Africa’s tech ecosystem in 2025 reflected both resilience and recalibration. After years of rapid growth fueled by venture capital and digital adoption, the year became one of maturity—where sustainability, regulation, and real value creation took centre stage.

One of the clearest lessons from 2025 was that profitability now matters as much as growth. Startups across fintech, e-commerce, and logistics shifted focus from aggressive expansion to unit economics and operational efficiency. Investors became more cautious, favouring companies with clear revenue models, strong governance, and realistic paths to profitability.

Another key takeaway was the rise of infrastructure-driven innovation. Payments, cloud services, data, identity, and logistics infrastructure attracted renewed attention as founders realised that scalable ecosystems depend on strong foundational layers. Fintechs building rails—rather than just consumer apps—proved more resilient and attractive to long-term investors.

Regulation emerged as a defining force in 2025. Governments across Africa increased oversight of fintechs, digital lenders, and crypto-related services. While this created short-term friction, it also pushed startups to professionalise, improve compliance, and build trust with users and partners. The lesson was clear: regulatory engagement is no longer optional—it is strategic.

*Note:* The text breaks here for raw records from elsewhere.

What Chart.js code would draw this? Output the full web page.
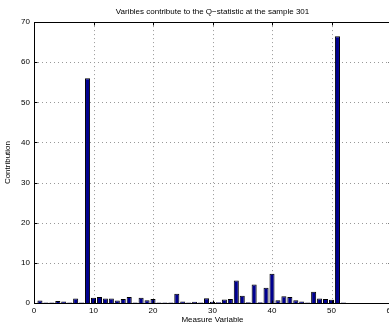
<!DOCTYPE html>
<html><head><meta charset="utf-8">
<script src="https://cdn.jsdelivr.net/npm/chart.js@4/dist/chart.umd.min.js"></script>
<style>
html,body{margin:0;padding:0;background:#fff;overflow:hidden;}
#wrap{position:relative;width:400px;height:325px;}
</style></head><body><div id="wrap"><canvas id="c"></canvas></div>
<script>
const variables = [1,2,3,4,5,6,7,8,9,10,11,12,13,14,15,16,17,18,19,20,21,22,23,24,25,26,27,28,29,30,31,32,33,34,35,36,37,38,39,40,41,42,43,44,45,46,47,48,49,50,51,52];
const contributions = [0.6,0.1,0.1,0.5,0.4,0.1,1.1,0.1,56,1.3,1.5,1.1,1.1,0.6,1.0,1.5,0.1,1.3,0.7,1.0,0.1,0.1,0.1,2.3,0.4,0.1,0.3,0.1,1.2,0.3,0.2,0.9,1.0,5.6,1.8,0.2,4.6,0.2,3.8,7.3,0.7,1.7,1.5,0.7,0.4,0.1,2.8,1.1,1.0,0.8,66.5,0.1];
const xTicks = [0,10,20,30,40,50,60];
const yTicks = [0,10,20,30,40,50,60,70];
const titleText = 'Varibles contribute to the Q\u2212statistic at the sample 301';
const xLabel = 'Measure Variable';
const yLabel = 'Contribution';

const FONT = 'Liberation Sans, Arial, Helvetica, sans-serif';

const matlabFrame = {
  id: 'matlabFrame',
  beforeDatasetsDraw(chart) {
    const {ctx, chartArea: a, scales: {x, y}} = chart;
    ctx.save();
    ctx.strokeStyle = '#999999';
    ctx.lineWidth = 1;
    ctx.setLineDash([1, 3]);
    xTicks.slice(1, -1).forEach(v => {
      const p = Math.round(x.getPixelForValue(v)) + 0.5;
      ctx.beginPath(); ctx.moveTo(p, a.top); ctx.lineTo(p, a.bottom); ctx.stroke();
    });
    yTicks.slice(1, -1).forEach(v => {
      const p = Math.round(y.getPixelForValue(v)) + 0.5;
      ctx.beginPath(); ctx.moveTo(a.left, p); ctx.lineTo(a.right, p); ctx.stroke();
    });
    ctx.restore();
  },
  afterDatasetsDraw(chart) {
    const {ctx, chartArea: a, scales: {x, y}} = chart;
    ctx.save();
    ctx.strokeStyle = '#000';
    ctx.lineWidth = 1;
    const L = Math.round(a.left) + 0.5, R = Math.round(a.right) + 0.5;
    const T = Math.round(a.top) + 0.5, B = Math.round(a.bottom) + 0.5;
    ctx.strokeRect(L, T, R - L, B - T);
    const tl = 3;
    ctx.beginPath();
    xTicks.forEach(v => {
      const p = Math.round(x.getPixelForValue(v)) + 0.5;
      ctx.moveTo(p, B); ctx.lineTo(p, B - tl);
      ctx.moveTo(p, T); ctx.lineTo(p, T + tl);
    });
    yTicks.forEach(v => {
      const p = Math.round(y.getPixelForValue(v)) + 0.5;
      ctx.moveTo(L, p); ctx.lineTo(L + tl, p);
      ctx.moveTo(R, p); ctx.lineTo(R - tl, p);
    });
    ctx.stroke();
    ctx.restore();
  }
};

new Chart(document.getElementById('c'), {
  type: 'bar',
  data: {
    datasets: [{
      data: variables.map((v, i) => ({x: v, y: contributions[i]})),
      backgroundColor: '#00008f',
      borderColor: '#000000',
      borderWidth: 1,
      barPercentage: 0.85,
      categoryPercentage: 1.0
    }]
  },
  options: {
    responsive: true,
    maintainAspectRatio: false,
    animation: false,
    devicePixelRatio: 1,
    layout: {padding: {left: 0, right: 9, top: 0, bottom: 0}},
    plugins: {
      legend: {display: false},
      tooltip: {enabled: false},
      title: {
        display: true,
        text: titleText,
        fullSize: false,
        color: '#000',
        font: {family: FONT, size: 8, weight: 'normal', lineHeight: 1.2},
        padding: {top: 7, bottom: 5.5}
      }
    },
    scales: {
      x: {
        type: 'linear',
        offset: false,
        min: 0, max: 60,
        afterBuildTicks: s => { s.ticks = xTicks.map(v => ({value: v})); },
        afterFit: s => { s.height = 22; },
        grid: {display: false, drawTicks: false, tickLength: 0, offset: false},
        border: {display: false},
        ticks: {color: '#000', font: {family: FONT, size: 8}, padding: 3, maxRotation: 0, autoSkip: false},
        title: {display: true, text: xLabel, color: '#000', font: {family: FONT, size: 8, lineHeight: 1.2}, padding: {top: 0, bottom: 0}}
      },
      y: {
        type: 'linear',
        min: 0, max: 70,
        afterBuildTicks: s => { s.ticks = yTicks.map(v => ({value: v})); },
        afterFit: s => { s.width = 34; },
        grid: {display: false, drawTicks: false, tickLength: 0},
        border: {display: false},
        ticks: {color: '#000', font: {family: FONT, size: 8}, padding: 4, autoSkip: false},
        title: {display: true, text: yLabel, color: '#000', font: {family: FONT, size: 8, lineHeight: 1.2}, padding: {top: 3, bottom: 0}}
      }
    }
  },
  plugins: [matlabFrame]
});
</script></body></html>
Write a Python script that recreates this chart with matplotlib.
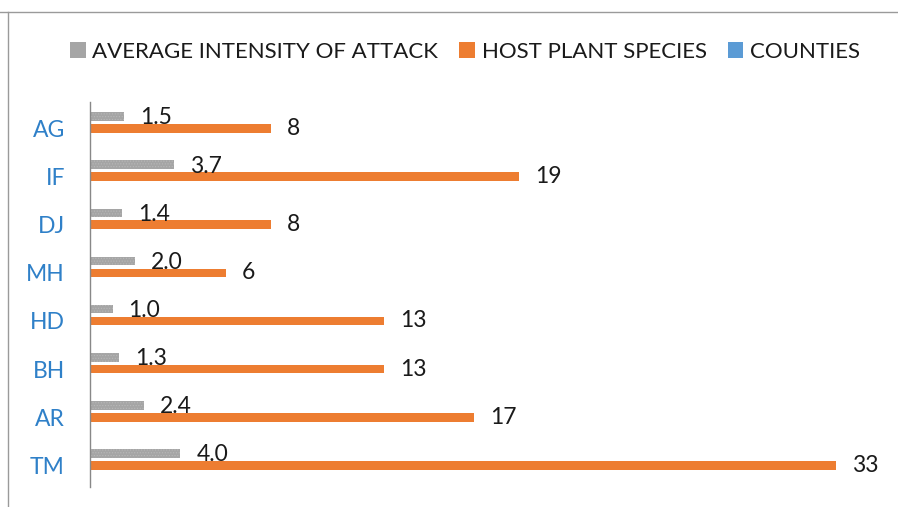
import numpy as np
import matplotlib.pyplot as plt
from matplotlib.lines import Line2D
from matplotlib.patches import Patch

plt.rcParams['font.family'] = ['Lato', 'DejaVu Sans']
plt.rcParams['hatch.linewidth'] = 0.5

# -------------------------
# Data
# -------------------------
categories = ["AG", "IF", "DJ", "MH", "HD", "BH", "AR", "TM"]
avg_intensity = [1.5, 3.7, 1.4, 2.0, 1.0, 1.3, 2.4, 4.0]
host_species = [8, 19, 8, 6, 13, 13, 17, 33]
counties = [0, 0, 0, 0, 0, 0, 0, 0]

GRAY = "#A5A5A5"
ORANGE = "#ED7D31"
BLUE = "#5B9BD5"
LABEL_BLUE = "#2F80C8"
TEXT = "#1A1A1A"

W, H = 898, 507
fig = plt.figure(figsize=(W / 100, H / 100), dpi=100)

# axes in pixel terms: spine at x=90, y from 102 to 487
px_per_unit = 22.6
xmax = 35
ax = fig.add_axes([90 / W, (H - 487) / H, xmax * px_per_unit / W, 385 / H])

y = np.arange(len(categories))
bar_h = 0.18

ax.barh(y - 0.197, avg_intensity, height=bar_h, color=GRAY,
        edgecolor="#B8B8B8", linewidth=0, hatch="......")
host_bars = ax.barh(y + 0.05, host_species, height=bar_h, color=ORANGE)

for yi, v in zip(y, avg_intensity):
    ax.annotate(f"{v:.1f}", xy=(v, yi - 0.197), xytext=(11.5, -1),
                textcoords="offset points", va="center", ha="left",
                fontsize=16.5, color=TEXT)
ax.bar_label(host_bars, labels=[str(v) for v in host_species], padding=11.5,
             fontsize=16.5, color=TEXT)

ax.set_xlim(0, xmax)
ax.set_ylim(len(categories) - 0.5, -0.5)
ax.set_yticks(y + 0.05)
ax.set_yticklabels(categories, fontsize=16.5, color=LABEL_BLUE)
ax.tick_params(axis="y", length=0, pad=18)
ax.set_xticks([])
for side in ["top", "right", "bottom"]:
    ax.spines[side].set_visible(False)
ax.spines["left"].set_color("#888888")
ax.spines["left"].set_linewidth(1.0)

handles = [
    Patch(facecolor=GRAY, edgecolor="none"),
    Patch(facecolor=ORANGE, edgecolor="none"),
    Patch(facecolor=BLUE, edgecolor="none"),
]
labels = ["AVERAGE INTENSITY OF ATTACK", "HOST PLANT SPECIES", "COUNTIES"]
fig.legend(handles, labels, loc="center", bbox_to_anchor=(465 / W, 1 - 52 / H),
           ncol=3, frameon=False, fontsize=16, handlelength=0.7,
           handleheight=0.7, handletextpad=0.3, columnspacing=0.95,
           labelcolor=TEXT)

# partial frame of the chart area
fig.add_artist(Line2D([0, 1], [1 - 12 / H, 1 - 12 / H], color="#9A9A9A", lw=1.0))
fig.add_artist(Line2D([8 / W, 8 / W], [0, 1 - 12 / H], color="#9A9A9A", lw=1.0))

fig.savefig("out.png", dpi=100)
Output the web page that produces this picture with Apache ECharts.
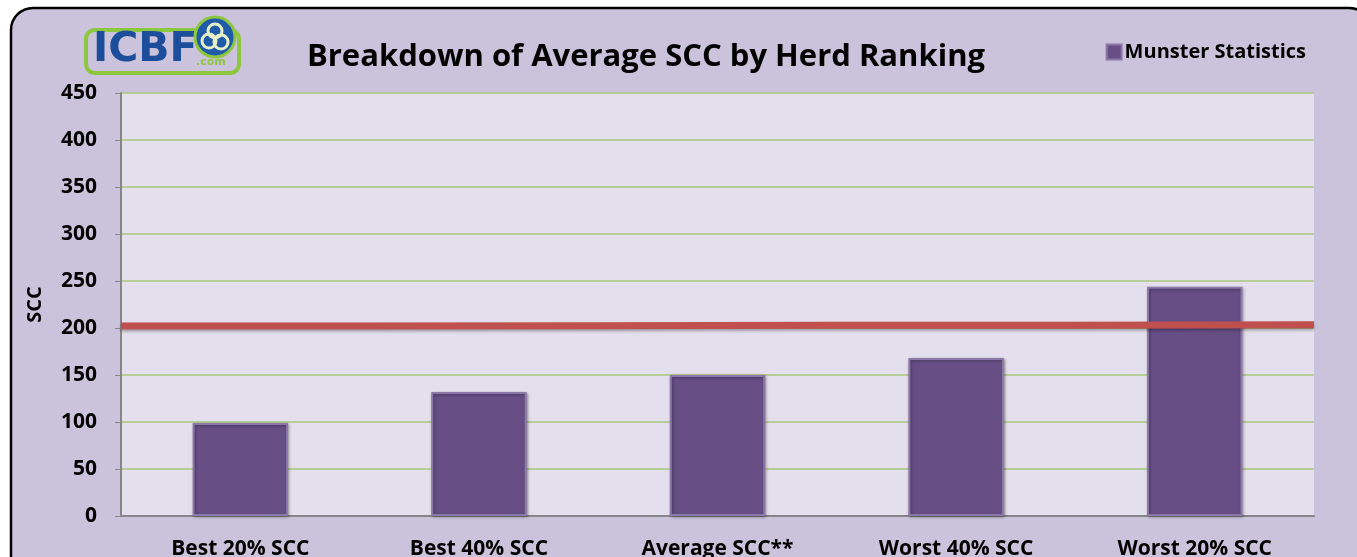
<!DOCTYPE html>
<html><head><meta charset="utf-8">
<script src="https://cdn.jsdelivr.net/npm/echarts@6/dist/echarts.min.js"></script>
<style>html,body{margin:0;padding:0;background:#fff;}#c{width:1357px;height:557px;}</style>
</head><body><div id="c"></div>
<script>
const categories = ['Best 20% SCC','Best 40% SCC','Average SCC**','Worst 40% SCC','Worst 20% SCC'];
const munsterValues = [99, 132, 150, 168, 244];
const thresholdValues = [202, 202.5, 203, 203, 203.5];
const yTicks = [0, 50, 100, 150, 200, 250, 300, 350, 400, 450];

const chart = echarts.init(document.getElementById('c'), null, {renderer: 'canvas'});
const lineData = [];
thresholdValues.forEach((v, i) => { lineData.push([i, v]); lineData.push([i + 1, v]); });
const font = '"Open Sans", "DejaVu Sans", sans-serif';
chart.setOption({
  backgroundColor: '#ffffff',
  animation: false,
  graphic: [
    {type: 'rect', z: -10, shape: {x: 11, y: 8, width: 1360, height: 600, r: 22},
     style: {fill: '#CBC3DB', stroke: '#000', lineWidth: 2.5}},
    {type: 'rect', shape: {x: 86, y: 30, width: 153, height: 43, r: 9},
     style: {fill: 'none', stroke: '#8DC63F', lineWidth: 4}},
    {type: 'text', left: 93, top: 30, style: {text: 'ICBF', font: 'bold 41px "DejaVu Sans", sans-serif', fill: '#1D4E9C'}},
    {type: 'text', left: 196, top: 57, style: {text: '.com', font: 'bold 11px "DejaVu Sans", sans-serif', fill: '#8DC63F'}},
    {type: 'circle', shape: {cx: 215, cy: 37, r: 20}, style: {fill: '#1F5BA8', stroke: '#8DC63F', lineWidth: 3}},
    {type: 'circle', shape: {cx: 209, cy: 41, r: 7}, style: {fill: 'none', stroke: '#E6F0C8', lineWidth: 3}},
    {type: 'circle', shape: {cx: 221, cy: 42, r: 7}, style: {fill: 'none', stroke: '#E6F0C8', lineWidth: 3}},
    {type: 'circle', shape: {cx: 215, cy: 31, r: 7}, style: {fill: 'none', stroke: '#E6F0C8', lineWidth: 3}}
  ],
  title: {
    text: 'Breakdown of Average SCC by Herd Ranking',
    left: 641, top: 37, textAlign: 'center',
    textStyle: {fontFamily: font, fontWeight: 'bold', fontSize: 31, color: '#000'}
  },
  legend: {
    right: 46, top: 37, itemWidth: 15, itemHeight: 15, itemGap: 4,
    data: [{name: 'Munster Statistics', icon: 'rect'}],
    textStyle: {fontFamily: font, fontWeight: 'bold', fontSize: 20, color: '#000', padding: [0, 0, 0, -2]}
  },
  grid: {left: 121, top: 93, right: 43, bottom: 41, show: true, backgroundColor: '#E4DFEC', borderWidth: 0,
    containLabel: false, outerBoundsMode: 'none'},
  xAxis: [
    {type: 'category', data: categories,
     axisLine: {show: true, lineStyle: {color: '#868686', width: 2}},
     axisTick: {show: false},
     axisLabel: {fontFamily: font, fontWeight: 'bold', fontSize: 21, color: '#000', margin: 23},
     splitLine: {show: false}},
    {type: 'value', min: 0, max: 5, show: false}
  ],
  yAxis: {
    type: 'value', min: 0, max: 450, interval: 50,
    name: 'SCC', nameLocation: 'middle', nameGap: 76, nameRotate: 90,
    nameTextStyle: {fontFamily: font, fontWeight: 'bold', fontSize: 20, color: '#000'},
    axisLine: {show: true, lineStyle: {color: '#868686', width: 2}},
    axisTick: {show: true, length: 6, lineStyle: {color: '#868686'}},
    axisLabel: {fontFamily: font, fontWeight: 'bold', fontSize: 21, color: '#000', margin: 24,
      formatter: v => yTicks.includes(v) ? String(v) : ''},
    splitLine: {show: true, lineStyle: {color: '#A9C67A', width: 1.5}}
  },
  series: [
    {name: 'Munster Statistics', type: 'bar', data: munsterValues, barWidth: '40%',
     itemStyle: {color: '#674F86', borderColor: '#8B77A8', borderWidth: 2,
       shadowColor: 'rgba(0,0,0,0.35)', shadowBlur: 3, shadowOffsetX: 1, shadowOffsetY: 1}},
    {name: 'Threshold', type: 'line', xAxisIndex: 1, data: lineData, symbol: 'none',
     lineStyle: {color: '#C0504D', width: 7, shadowColor: 'rgba(0,0,0,0.3)', shadowBlur: 3, shadowOffsetY: 2},
     z: 5}
  ]
});
</script></body></html>
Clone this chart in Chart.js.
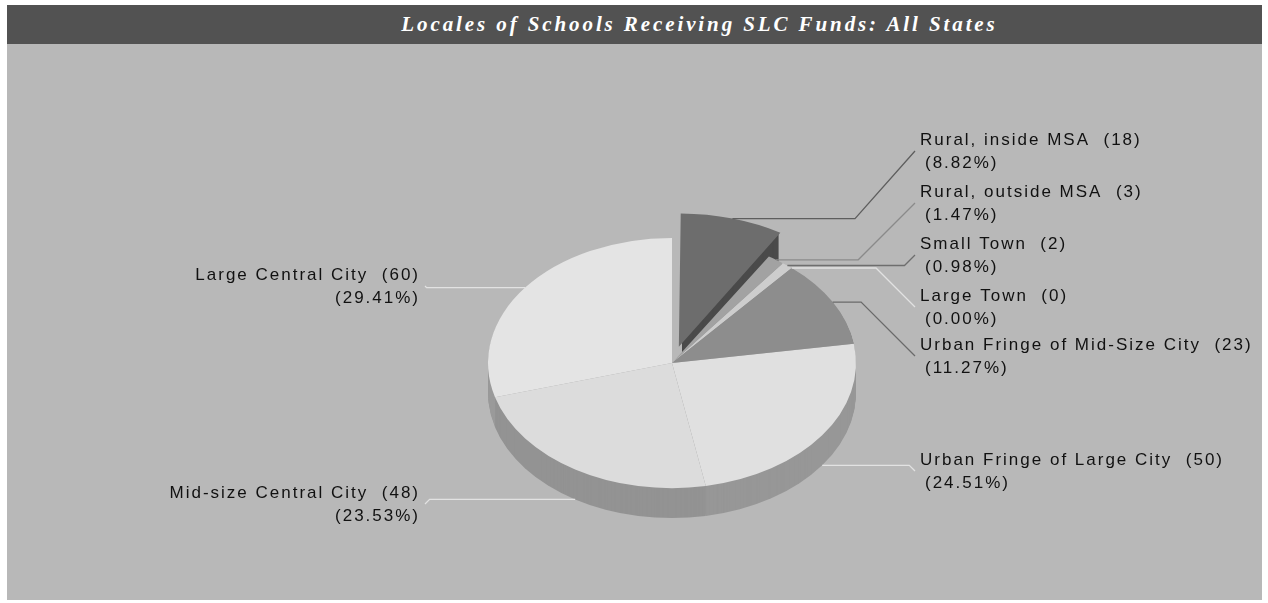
<!DOCTYPE html>
<html>
<head>
<meta charset="utf-8">
<script src="https://cdn.jsdelivr.net/npm/chart.js@4.4.0/dist/chart.umd.min.js"></script>
<style>
    body { margin: 0; background: #fff; width: 1268px; height: 603px; overflow: hidden; position: relative; }
    #painel { position: absolute; left: 7px; top: 44px; width: 1255px; height: 556px; background: #b8b8b8; }
    #titulo {
        position: absolute; left: 7px; top: 5px; width: 1255px; height: 39px; background: #525252;
        color: #fff; font: italic bold 21px "Liberation Serif", "DejaVu Serif", serif; letter-spacing: 2.9px;
        line-height: 39px; text-align: center; text-indent: 130px;
    }
    #grafico { position: absolute; left: 0; top: 0; }
</style>
</head>
<body>
<div id="painel"></div>
<div id="titulo">Locales of Schools Receiving SLC Funds: All States</div>
<canvas id="grafico" width="1268" height="603"></canvas>
<script>
// dados
const categorias = [
    'Rural, inside MSA',
    'Rural, outside MSA',
    'Small Town',
    'Large Town',
    'Urban Fringe of Mid-Size City',
    'Urban Fringe of Large City',
    'Mid-size Central City',
    'Large Central City',
];
const escolas = [18, 3, 2, 0, 23, 50, 48, 60];

// estilo
const coresTopo = ['#6d6d6d', '#a2a2a2', '#cdcdcd', '#9a9a9a', '#8d8d8d', '#e0e0e0', '#dcdcdc', '#e4e4e4'];
const coresLado = ['#4a4a4a', '#727272', '#8e8e8e', '#6a6a6a', '#616161', '#979797', '#939393', '#9a9a9a'];
const coresLinha = ['#5e5e5e', '#8a8a8a', '#6e6e6e', '#e2e2e2', '#6a6a6a', '#e2e2e2', '#e2e2e2', '#e2e2e2'];
const destaque = [100, 0, 0, 0, 0, 0, 0, 0];

const RATIO = 0.68;
const DEPTH = 30;
// posicao dos rotulos (linha de cima de cada um)
const slots = [
    { lado: 'r', y: 140 }, { lado: 'r', y: 192 }, { lado: 'r', y: 244 }, { lado: 'r', y: 296 },
    { lado: 'r', y: 345 }, { lado: 'r', y: 460 }, { lado: 'l', y: 493 }, { lado: 'l', y: 275 },
];

const total = escolas.reduce((a, b) => a + b, 0);

// deslocamento real que o ArcElement aplica
const desloc = (a) => {
    const off = (a.options.offset || 0) / 4;
    const fix = 1 - Math.sin(Math.min(Math.PI, a.circumference || 0));
    const mid = (a.startAngle + a.endAngle) / 2;
    const k = off * (1 + fix);
    return { ox: Math.cos(mid) * k, oy: Math.sin(mid) * k, mid };
};

const pizza3d = {
    id: 'pizza3d',
    beforeDatasetsDraw(chart) {
        const ctx = chart.ctx;
        const arcs = chart.getDatasetMeta(0).data;
        const cx = arcs[0].x, cy = arcs[0].y;
        ctx.save();
        ctx.translate(cx, cy);
        ctx.scale(1, RATIO);
        ctx.translate(-cx, -cy);
        // lateral da pizza
        for (let d = DEPTH; d > 0; d--) {
            arcs.forEach((a, i) => {
                if (!a.circumference) return;
                const { ox, oy } = desloc(a);
                const y = a.y + oy + d / RATIO;
                ctx.beginPath();
                ctx.moveTo(a.x + ox, y);
                ctx.arc(a.x + ox, y, a.outerRadius, a.startAngle, a.endAngle);
                ctx.closePath();
                ctx.fillStyle = coresLado[i];
                ctx.fill();
            });
        }
    },
    afterDatasetsDraw(chart) {
        const ctx = chart.ctx;
        ctx.restore();
        const arcs = chart.getDatasetMeta(0).data;
        ctx.save();
        ctx.font = '17px "Liberation Sans", Arial, sans-serif';
        ctx.letterSpacing = '2px';
        ctx.textBaseline = 'middle';
        ctx.lineWidth = 1.3;
        arcs.forEach((a, i) => {
            const { ox, oy, mid } = desloc(a);
            let sx = a.x + ox + Math.cos(mid) * a.outerRadius;
            let sy = a.y + (oy + Math.sin(mid) * a.outerRadius) * RATIO;
            if (Math.sin(mid) > 0.3) sy += DEPTH;
            const s = slots[i];
            const ty = s.y + 11;
            const dy = Math.abs(ty - sy);
            ctx.strokeStyle = coresLinha[i];
            ctx.beginPath();
            ctx.moveTo(sx, sy);
            if (s.lado === 'r') {
                const fim = 915;
                const ex = fim - Math.min(60, dy);
                ctx.lineTo(ex, sy);
                ctx.lineTo(fim, ty);
            } else {
                const fim = 425;
                const ex = fim + Math.min(60, dy);
                ctx.lineTo(ex, sy);
                ctx.lineTo(fim, ty);
            }
            ctx.stroke();

            const pct = '(' + ((escolas[i] / total) * 100).toFixed(2) + '%)';
            const nome = categorias[i] + '  (' + escolas[i] + ')';
            ctx.fillStyle = '#111';
            if (s.lado === 'r') {
                ctx.textAlign = 'left';
                ctx.fillText(nome, 920, s.y);
                ctx.fillText(pct, 925, s.y + 23);
            } else {
                ctx.textAlign = 'right';
                ctx.fillText(nome, 420, s.y);
                ctx.fillText(pct, 420, s.y + 23);
            }
        });
        ctx.restore();
    },
};

new Chart(document.getElementById('grafico'), {
    type: 'pie',
    data: {
        labels: categorias,
        datasets: [{
            data: escolas,
            backgroundColor: coresTopo,
            borderWidth: 0,
            offset: destaque,
            radius: 184,
        }],
    },
    options: {
        responsive: false,
        animation: false,
        events: [],
        layout: { padding: { left: 76, right: 0, top: 123, bottom: 0 } },
        plugins: { legend: { display: false }, tooltip: { enabled: false }, title: { display: false } },
    },
    plugins: [pizza3d],
});
</script>
</body>
</html>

The year also highlighted the importance of local context over copied models. Startups that adapted products to African realities—offline users, fragmented infrastructure, informal economies, and local payment habits—outperformed those relying heavily on imported business models. Solving real, local problems remained the strongest competitive advantage.

Finally, 2025 reinforced the power of talent and partnerships. As funding tightened, ecosystems leaned on collaborations between startups, corporates, governments, and development institutions. Talent development, upskilling, and diaspora engagement became critical to sustaining innovation momentum.

In summary, 2025 was not a setback year for African tech—it was a reset. The ecosystem learned to prioritise substance over hype, resilience over speed, and long-term impact over short-term valuation. These lessons are shaping a stronger, more grounded African tech landscape for the years ahead.